Friday, February 22, 2013

About Me

She was walking down a cobblestoned street in central Munich. She was wearing skinny jeans and a breezy white blouse.  The summer sun made her skin glow.  A light breeze ruffled her long blonde hair, she push a lock of it out of her face as she turned toward me.  Her stunning blue eyes gave a glint of recognition, and she smiled broadly. The helles I ordered had arrived, cold and refreshing on a warm summer Barvarian afternoon. I was sitting in the shade of a large chestnut tree.  She walked into the beer garden I was at, quickening her pace as she approached.  Then she brushed past my table at almost a jog to reach the one behind me.  She gave a big enthusiastic kiss to the man sitting there.  They began speaking to each other in German – lost in each others company.

I sighed, took a sip of my beer, and thought, “damn, I need a girlfriend.” It was at that moment that my mind was made up.

Of course, it’s going to be complicated.  The wife is probably going to object.

Mid-Life Crisis? Second teen-age-hood?

I’m 48, married, have 2 boys - one in middle school, one in high school.  And, I’m terribly unhappy.

The marriage stopped working years ago.  I don’t know why, I don’t know how.  It just slipped away in taking care of the day to day life. We became too familiar with each other, taking each other for granted, I guess.

I honestly don’t want to tear apart my family.  I know how bad that would be for the kids.  At the same time, I’m so tired of living without – well – a good friend, who cares about me – without love. Someone who will cheer me up when I’m down... Who won’t criticize everything I do.  I want to be loved. Is that so wrong?

Life is too short to be without a lover – and the years are quickly running out (hmmm, that does sound like a mid-life crisis).  I want to have a romantic dinner in Paris.  I want to go skinny dipping under a full moon at a beach on St. Barts.  I want to steal away for a weekend in at a small inn in the Cotswolds.  I want to camp on the beach with my lover in Tahiti.  I want to sip champagne with my girlfriend in front of a fire place in a chalet in Chamonix as a snowstorm rages outside.

Of course, the obvious question is, why not take the wife?

Well, let me explain.  I’m an executive with a corner office.  I’ve achieved a certain level of success.  I travel a lot on business.  From time to time, there are weekends which need to be spent in far flung cities.  A few years ago, I had a weekend where I would be “stuck” in Paris – yeah, I know, rough duty.  I had a Thursday morning meeting in London, and a Monday engagement in Paris.  Like I sad, rough duty?  So I asked the wife if she would come out to Paris for the weekend.

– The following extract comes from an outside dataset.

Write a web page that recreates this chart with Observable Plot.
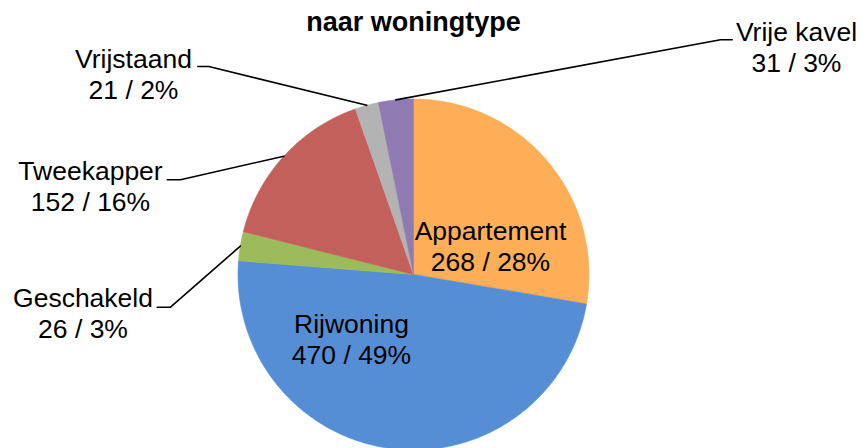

My hotel was paid for - 5 star, expense account accommodations in the heart of Paris on the right bank of the Seine. My meals, even if outrageously expensive, were covered by the company.  I could get her out there in business class on frequent flyer miles. “Oh, I don’t know,” she said “That’s a lot of jet lag for a weekend.  And what will I do with the boys?”  Despite having friends who would gladly take the boys for the weekend, she decided not to go.  Jet-lag – seriously?!?  It’s not like she’s working.  It’s not like she hits the ground running and has to make a presentation where a $10 million deal hinges on sharp wits and quick answers – she can sleep when she feels like it, be awake when she feels like it.  Granted, it’s not New York, but there’s stuff open ‘till 2 or 3 in the morning, and the patisseries open at 5 a.m. Well, that’s when I gave up.

Heavy sigh. When you offer your wife a romantic weekend in Paris, and she declines – “jet lag” – yeah, that’s pretty much the sign that the honeymoon is over.

Am I evil?  Am I wrong? I don’t know.  Don’t try to change my mind.  I know in my heart what I need to do.

So, I will take a lover (or try really hard to).  In a nod to the 21st century – I am going to blog my affair (perhaps affairs, maybe I’ll be lucky) – the good, the bad, the ugly.  I’ll put it out here for you – dear reader - to see.  I won’t be surprised if you chose to follow anonymously – as it all does seem a bit unsavory.  Leave a comment – anonymously.  Give me your support, give me your criticism.


2 comments:

  1. This can only end badly

    ReplyDelete
  2. @anon, how so? Either I find someone that makes me happy (however briefly), or I don't. But if I don't - I'm no worse off than now.